Coronavirus is on everyone’s mind at present, including mine at about half past 5 this morning, when my mobile phone made an alert sound, but I could not find any message. There was a quick flash of what looked like the NHS Covid-19 app, which I have recently installed. In the way that the brain does in mind-wandering mode (as described in The Organized Mind) a connection between the Covid-19 Pandemic and Catastrophe Theory came into my mind. I have not done any of the mathematical modelling needed to take demonstrate that Covid-19 is a Catastrophe in the mathematical sense, but, as it feels like one, wanted to explore some of the implications.
Catastrophe theory is used to model systems which can be in one of two semi stable states, and switch rapidly from one to another. Classic examples are the financial markets, which can switch from being a Bull Market to a Bear Market or house price booms and busts.

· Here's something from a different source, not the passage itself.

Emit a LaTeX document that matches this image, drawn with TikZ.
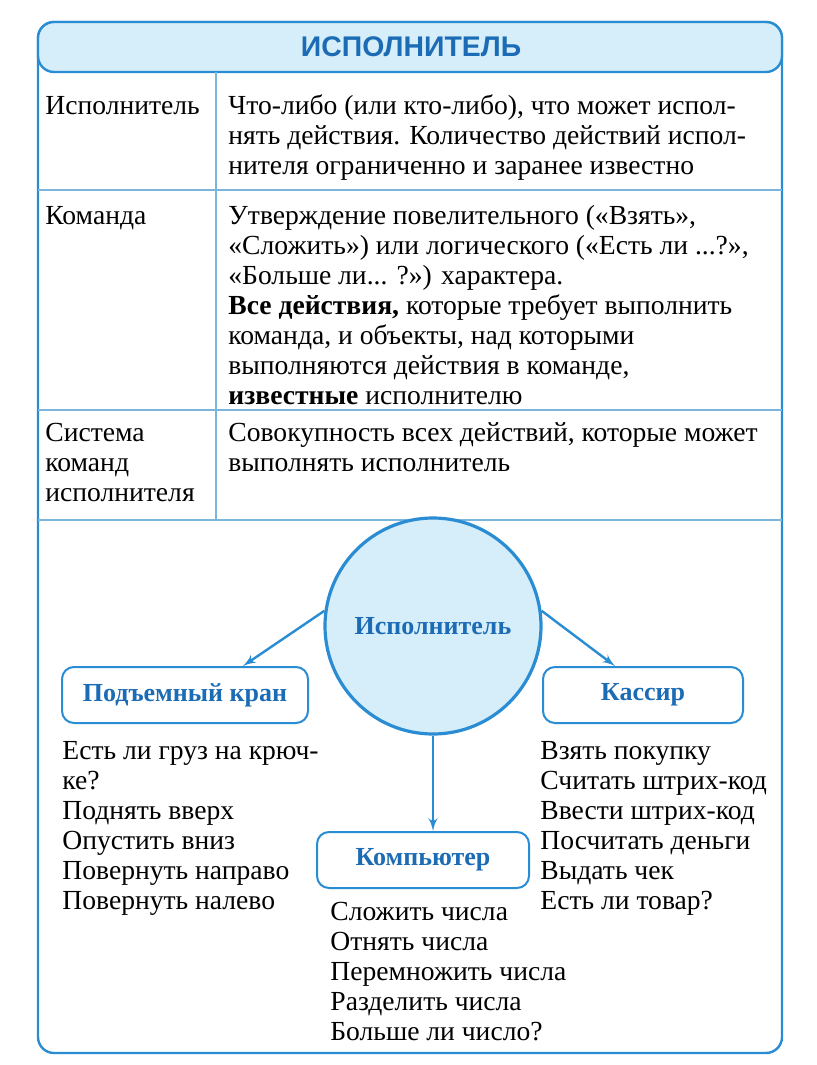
\documentclass[tikz,border=0pt]{standalone}
\usepackage{fontspec}
\setmainfont{Liberation Serif}
\newfontfamily\titlefont{Liberation Sans}
\usepackage{tikz}
\usetikzlibrary{arrows}

\definecolor{frameblue}{HTML}{2A8CD2}
\definecolor{ruleblue}{HTML}{7DB6DC}
\definecolor{lightblue}{HTML}{D6EEF9}
\definecolor{textblue}{HTML}{1C6CB5}

\begin{document}
\begin{tikzpicture}[x=0.5pt,y=-0.5pt]
 \tikzstyle{every node}=[inner sep=0pt, font=\fontsize{13.8}{15}\selectfont]
 \tikzstyle{frame} = [draw=frameblue, line width=1.2pt, rounded corners=8pt]
 \tikzstyle{rule} = [draw=ruleblue, line width=0.8pt]
 \tikzstyle{cell} = [anchor=base west, align=left]
 \tikzstyle{head} = [draw=frameblue, line width=1pt, rounded corners=6pt, fill=white, text=textblue, font=\bfseries\fontsize{13}{15}\selectfont, minimum height=28pt]
 \tikzstyle{l} = [draw=frameblue, -latex', line width=1.2pt]
 \useasboundingbox (0,0) rectangle (816,1065);
 % frame, title band and table rules
 \path [frame, fill=white] (38,22) rectangle (782,1053);
 \path [frame, fill=lightblue] (38,22) rectangle (782,72);
 \path [rule] (216,72) -- (216,520);
 \path [rule] (38,190) -- (782,190);
 \path [rule] (38,410) -- (782,410);
 \path [rule] (38,520) -- (782,520);
 \node [text=textblue, font=\titlefont\bfseries\fontsize{14.2}{16}\selectfont] (Title) at (411,47) {ИСПОЛНИТЕЛЬ};
 % table (cells are placed at the baseline of their last line)
 \draw
 node [cell] (T1) at (45,115) {Исполнитель}
 node [cell] (D1) at (228,175) {Что-либо (или кто-либо), что может испол-\\нять действия. Количество действий испол-\\нителя ограниченно и заранее известно}
 node [cell] (T2) at (45,224) {Команда}
 node [cell] (D2) at (228,404) {Утверждение повелительного («Взять»,\\«Сложить») или логического («Есть ли ...?»,\\«Больше ли... ?») характера.\\\textbf{Все действия,} которые требует выполнить\\команда, и объекты, над которыми\\выполняются действия в команде,\\\textbf{известные} исполнителю}
 node [cell] (T3) at (45,501) {Система\\команд\\исполнителя}
 node [cell] (D3) at (228,471) {Совокупность всех действий, которые может\\выполнять исполнитель}
 ;
 % scheme
 \node [circle, draw=frameblue, line width=1.6pt, fill=lightblue, minimum size=108pt, text=textblue, font=\bfseries\fontsize{13}{15}\selectfont] (Exec) at (433,626) {Исполнитель};
 \node [head, minimum width=123pt] (Crane) at (185,695) {Подъемный кран};
 \node [head, minimum width=100pt] (Cashier) at (643,695) {Кассир};
 \node [head, minimum width=106pt] (Computer) at (423,860) {Компьютер};
 \path [l] (Exec.172) -- ([xshift=29pt]Crane.north);
 \path [l] (Exec.8) -- ([xshift=-14pt]Cashier.north);
 \path [l] (Exec.south) -- (Exec.south |- Computer.north);
 \draw
 node [cell] (CraneCmd) at (62,909) {Есть ли груз на крюч-\\ке?\\Поднять вверх\\Опустить вниз\\Повернуть направо\\Повернуть налево}
 node [cell] (CashierCmd) at (540,909) {Взять покупку\\Считать штрих-код\\Ввести штрих-код\\Посчитать деньги\\Выдать чек\\Есть ли товар?}
 node [cell] (ComputerCmd) at (330,1040) {Сложить числа\\Отнять числа\\Перемножить числа\\Разделить числа\\Больше ли число?}
 ;
\end{tikzpicture}
\end{document}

Feedback is an essential part of these systems. In the case of the financial markets the controlling factor is investor confidence. If people are confident about the future they will buy houses, or shares, the price will go up, others will see this rise and also want to buy shares, or houses. In an infectious disease case the controlling factor is the rate at which the disease is spreading.
If every person who has Covid-19 passes it on to more than one person then it will spread, becoming a epidemic, with a potential end point of being endemic, that is to say in a widespread stable state, like flu. In the case of Covid-19 there will be medical penalty to pay if this happens. Medical resources need to be spent dealing with patient treatment, both for acute patients in Intensive Care Units and for chronic cases – the Long Covid cases. This is one possible stable state.
On the other hand if Covid-19 can be brought under control, then there is an opportunity for it to eliminated at a national level, as may be feasible for China and New Zealand. Medical resources are focussed on rapid detection of cases and preventing transmission. This is another possible stable state, and has been reached worldwide for some diseases, such as smallpox. This requires good data, and a rational plan of action, an example of the situations I describe in ‘The reasoned feedback loop‘.
If the world becomes divided between countries where Covid-19 is endemic and those where it is eliminated then this has major implications for tourism and international travel. Will tourists from a Covid-free country wish to visit one where there is a good chance they will catch a disease which may make them seriously ill. Even with the development of a vaccine it will be harder to avoid catching Covid-19 than, for example Typhoid or Yellow Fever due to the differences in the way these diseases are transmitted.
If you travel by train from London Marylebone to Oxford the announcements are in Chinese as well as English, as Bicester Village, which is served by that route, was very popular with Chinese tourists. If Britain becomes one of the countries where Covid-19 is widespread, and China becomes one where it is rare then I wonder if those tourists will return.